Spätestens mit der Finanzkrise traten jedoch die Gefahren einer Liberalisierung des Finanzsystems nach angelsächsischem Vorbild deutlich hervor. Genossenschaftsbanken und Sparkassen bewährten sich hingegen in Krisenzeiten als verlässliche Kreditgeber der Realwirtschaft. Vor diesem Hintergrund kam der Sachverständigenrat zur Begutachtung der gesamtwirtschaftlichen Entwicklung in seinem Sondergutachten 2008 zum Ergebnis, dass "das Regionalprinzip und die Verbundstruktur (der Sparkassenorganisation) als erhaltenswert anzusehen sind".

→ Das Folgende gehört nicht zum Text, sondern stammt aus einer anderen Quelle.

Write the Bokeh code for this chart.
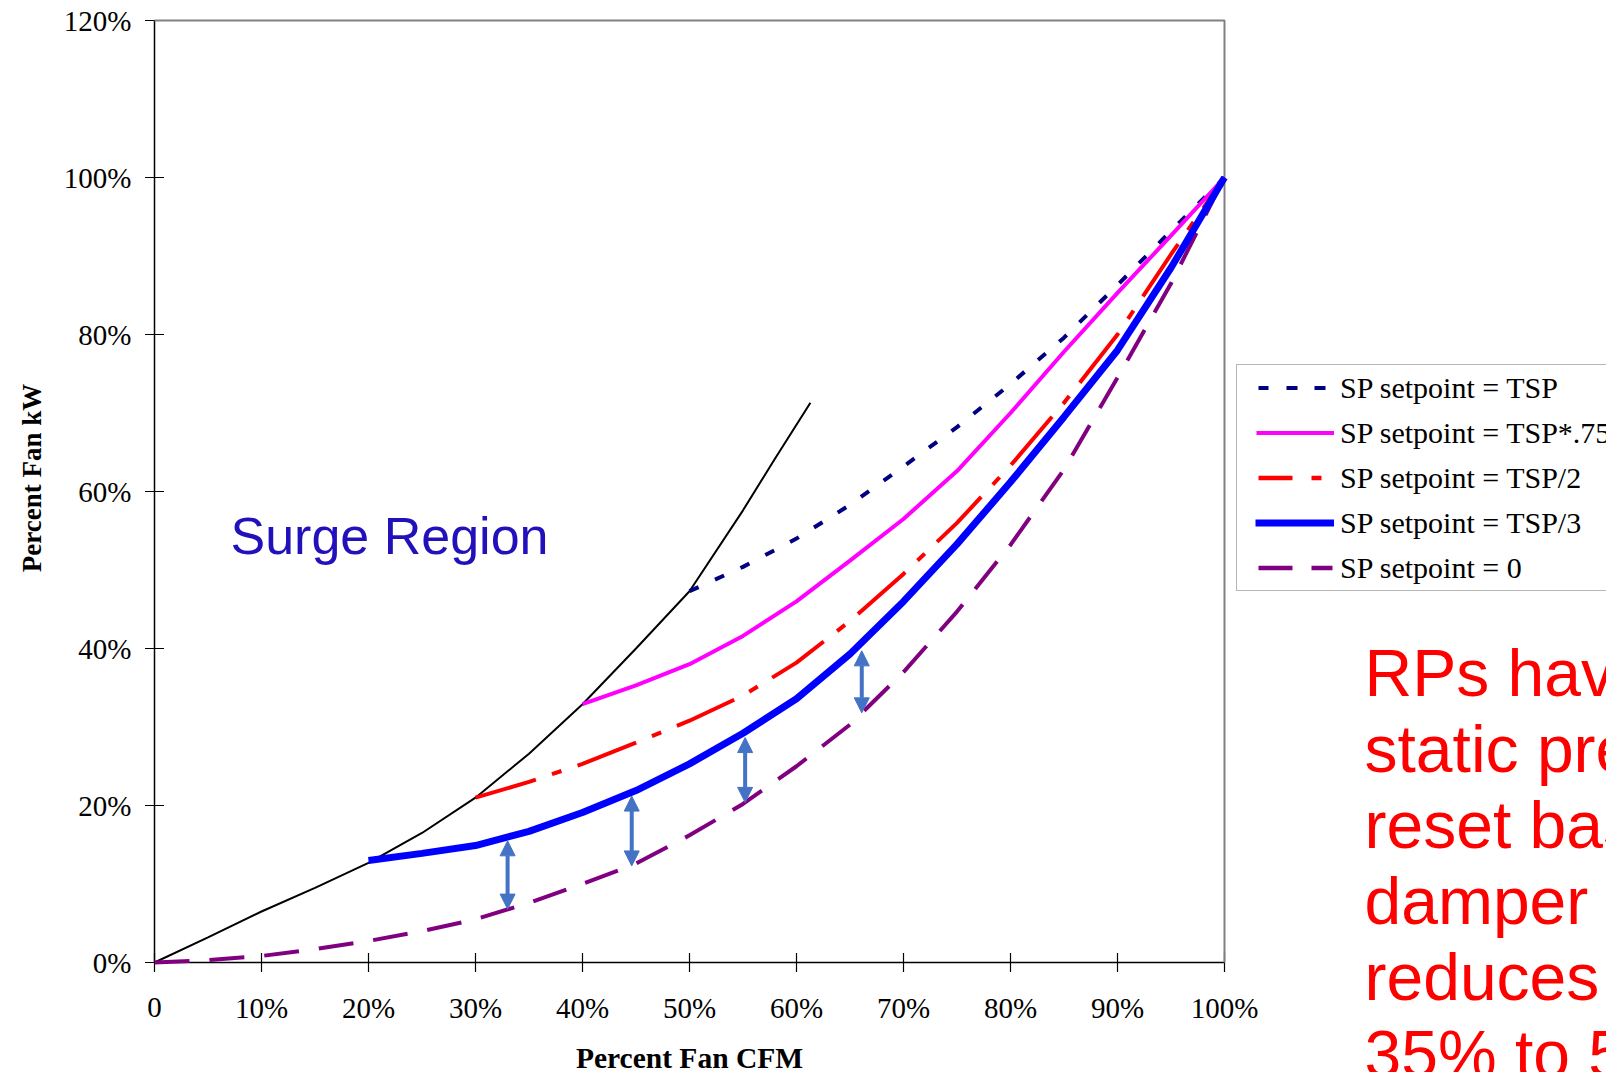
import math
from bokeh.plotting import figure
from bokeh.models import (Range1d, Label, Legend, LegendItem, Arrow, NormalHead,
                          ColumnDataSource)
from bokeh.core.properties import value
from bokeh.embed import file_html
from bokeh.resources import INLINE

# ---------------- data (percent) ----------------
x_ticks = [0, 10, 20, 30, 40, 50, 60, 70, 80, 90, 100]
x_tick_labels = ["0", "10%", "20%", "30%", "40%", "50%", "60%", "70%", "80%", "90%", "100%"]
y_ticks = [0, 20, 40, 60, 80, 100, 120]
y_tick_labels = ["0%", "20%", "40%", "60%", "80%", "100%", "120%"]

surge_x = [0, 5, 10, 15, 20, 25, 30, 35, 40, 45, 50, 55, 58, 61.3]
surge_y = [0, 3.2, 6.5, 9.5, 12.7, 16.5, 21.0, 26.6, 32.9, 40.0, 47.3, 57.6, 64.2, 71.3]

tsp_x = [50, 55, 60, 65, 70, 75, 80, 85, 90, 95, 100]
tsp_y = [47.3, 50.4, 54.0, 58.3, 63.2, 68.2, 73.7, 79.6, 86.3, 93.2, 100]

tsp75_x = [40, 45, 50, 55, 60, 65, 70, 75, 80, 85, 90, 95, 100]
tsp75_y = [32.9, 35.3, 38.0, 41.6, 46.0, 51.2, 56.5, 62.6, 70.0, 77.8, 85.3, 92.6, 100]

tsp2_x = [30, 35, 40, 45, 50, 55, 60, 65, 70, 75, 80, 85, 90, 95, 100]
tsp2_y = [21.0, 23.0, 25.3, 28.0, 30.8, 34.0, 38.2, 43.5, 49.5, 56.0, 63.3, 71.3, 80.0, 90.2, 100]

tsp3_x = [20, 25, 30, 35, 40, 45, 50, 55, 60, 65, 70, 75, 80, 85, 90, 95, 100]
tsp3_y = [13.0, 13.9, 14.9, 16.7, 19.1, 21.9, 25.3, 29.2, 33.6, 39.3, 46.0, 53.3, 61.2, 69.5, 78.0, 88.5, 100]

sp0_x = [0, 5, 10, 15, 20, 25, 30, 35, 40, 45, 50, 55, 60, 65, 70, 75, 80, 85, 90, 95, 100]
sp0_y = [0, 0.3, 0.83, 1.7, 2.74, 4.0, 5.5, 7.6, 10.0, 12.6, 16.2, 20.2, 25.0, 30.3, 37.0, 44.7,
         53.2, 62.8, 74.5, 86.5, 100]

arrow_x = [33.0, 44.6, 55.2, 66.1]
arrow_top = [15.5, 21.2, 28.65, 39.7]
arrow_bottom = [6.8, 12.3, 20.4, 31.8]

series_labels = ["SP setpoint = TSP", "SP setpoint = TSP*.75", "SP setpoint = TSP/2",
                 "SP setpoint = TSP/3", "SP setpoint = 0"]
note_lines = ["RPs have", "static pressure", "reset based on", "damper position,",
              "reduces fan kW", "35% to 50%"]

# ---------------- layout (page pixels) ----------------
W, H = 1606, 1072
X0_PX, Y0_PX = 154, 962          # pixel position of (0%, 0%)
PX_PER_X, PX_PER_Y = 10.70, 7.85  # pixels per 1 %


def dx(px):
    return (px - X0_PX) / PX_PER_X


def dy(px):
    return (Y0_PX - px) / PX_PER_Y


p = figure(width=W, height=H, output_backend="svg", toolbar_location=None,
           x_range=Range1d(dx(0), dx(W)), y_range=Range1d(dy(H), dy(0)),
           x_axis_location=None, y_axis_location=None,
           min_border_left=0, min_border_right=0, min_border_top=0, min_border_bottom=0)
p.outline_line_color = None
p.grid.visible = False
p.background_fill_color = "white"
p.border_fill_color = "white"

SERIF = "Liberation Serif"
SANS = "Liberation Sans"
x0, x1 = x_ticks[0], x_ticks[-1]
y0, y1 = y_ticks[0], y_ticks[-1]

# ---- axes drawn through the data scales ----
# x axis at y = 0
p.line([x0, x1], [y0, y0], line_color="black", line_width=1.5)
p.scatter(x_ticks, [y0] * len(x_ticks), marker="dash", size=19, angle=math.pi / 2,
          line_color="black", line_width=1.2)
p.text(x=x_ticks, y=[dy(1007)] * len(x_ticks), text=x_tick_labels,
       text_font=value(SERIF), text_font_size="29px", text_color="black",
       text_align="center", text_baseline="middle")
p.add_layout(Label(x=(x0 + x1) / 2, y=dy(1041), text="Percent Fan CFM",
                   text_font=SERIF, text_font_size="29.5px", text_font_style="bold",
                   text_color="black", text_align="center", text_baseline="top"))
# y axis at x = 0
p.line([x0, x0], [y0, y1], line_color="black", line_width=1.5)
p.scatter([x0] * len(y_ticks), y_ticks, marker="dash", size=19,
          line_color="black", line_width=1.2)
p.text(x=[dx(131)] * len(y_ticks), y=y_ticks, text=y_tick_labels,
       text_font=value(SERIF), text_font_size="29px", text_color="black",
       text_align="right", text_baseline="middle")
p.add_layout(Label(x=dx(31), y=dy(477.5), text="Percent Fan kW", angle=math.pi / 2,
                   text_font=SERIF, text_font_size="27px", text_font_style="bold",
                   text_color="black", text_align="center", text_baseline="middle"))

# plot-area border (top and right)
p.line([x0, x1, x1], [y1, y1, y0], line_color="#808080", line_width=2)

# curves
p.line(surge_x, surge_y, line_color="black", line_width=2)
p.line(sp0_x, sp0_y, line_color="#800080", line_width=4, line_dash="35 20")
p.line(tsp_x, tsp_y, line_color="#000080", line_width=4, line_dash="10 18")
p.line(tsp75_x, tsp75_y, line_color="#FF00FF", line_width=4)
p.line(tsp2_x, tsp2_y, line_color="#FF0000", line_width=4, line_dash="63 17 10 17")
p.line(tsp3_x, tsp3_y, line_color="#0000FF", line_width=7)

# arrows
asrc = ColumnDataSource(dict(x=arrow_x, y0=arrow_top, y1=arrow_bottom))
ac = "#4472C4"
p.add_layout(Arrow(x_start="x", y_start="y0", x_end="x", y_end="y1", source=asrc,
                   line_color=ac, line_width=4,
                   start=NormalHead(size=15, fill_color=ac, line_color=ac, line_width=1),
                   end=NormalHead(size=15, fill_color=ac, line_color=ac, line_width=1)))

# legend (invisible helper renderers carry the legend sample styles)
leg_styles = [
    dict(line_color="#000080", line_width=4, line_dash="0 21 10 18 11 17 11 1000"),
    dict(line_color="#FF00FF", line_width=4, line_dash="0 19 78 1000"),
    dict(line_color="#FF0000", line_width=4.5, line_dash="0 21 34 19 10 1000"),
    dict(line_color="#0000FF", line_width=7, line_dash="0 18 80 1000"),
    dict(line_color="#800080", line_width=4.5, line_dash="0 21 34 19 21 1000"),
]
nan = float("nan")
items = []
for lab, st in zip(series_labels, leg_styles):
    r = p.line([nan, nan], [nan, nan], **st)
    items.append(LegendItem(label=lab, renderers=[r]))
legend = Legend(items=items, location=(1236, H - 591), orientation="vertical",
                padding=0, margin=0, spacing=0, glyph_width=97, glyph_height=45,
                label_height=45, label_standoff=6, label_text_font=SERIF,
                label_text_font_size="30px", label_text_color="black",
                border_line_color="#707070", border_line_width=1.5,
                background_fill_color="white", background_fill_alpha=1.0)
p.add_layout(legend)

# texts
p.add_layout(Label(x=dx(230), y=dy(506), text="Surge Region", text_font=SANS,
                   text_font_size="52px", text_color="#2211BB", text_baseline="top"))
for i, line in enumerate(note_lines):
    p.add_layout(Label(x=dx(1364), y=dy(635 + 76.2 * i), text=line, text_font=SANS,
                       text_font_size="66px", text_color="#FF0000", text_baseline="top"))

open("out.html", "w").write(file_html(p, INLINE))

Abschaffung wäre ein Rückschritt

Letztlich wäre eine Abschaffung des Regionalprinzips somit als Rückschritt zu werten. Es ist wichtiger Bestandteil des institutionellen Fundaments, auf dem das stabile Drei-Säulen-Modell der deutschen Kreditwirtschaft basiert. Die Sparkassen und Kreditgenossenschaften sind in diesem System wichtige Leistungsträger, welche die Finanzversorgung in der Fläche sicherstellen. Durch ihre Zusammenarbeit in den Verbünden erschließen sie Größen- und Verbundvorteile. So können die Primärbanken durch Kooperation mit den Zentralinstituten Produkte anbieten, zu deren Entwicklung sie allein nicht imstande wären. Dies steigert die Effizienz des Finanzsystems.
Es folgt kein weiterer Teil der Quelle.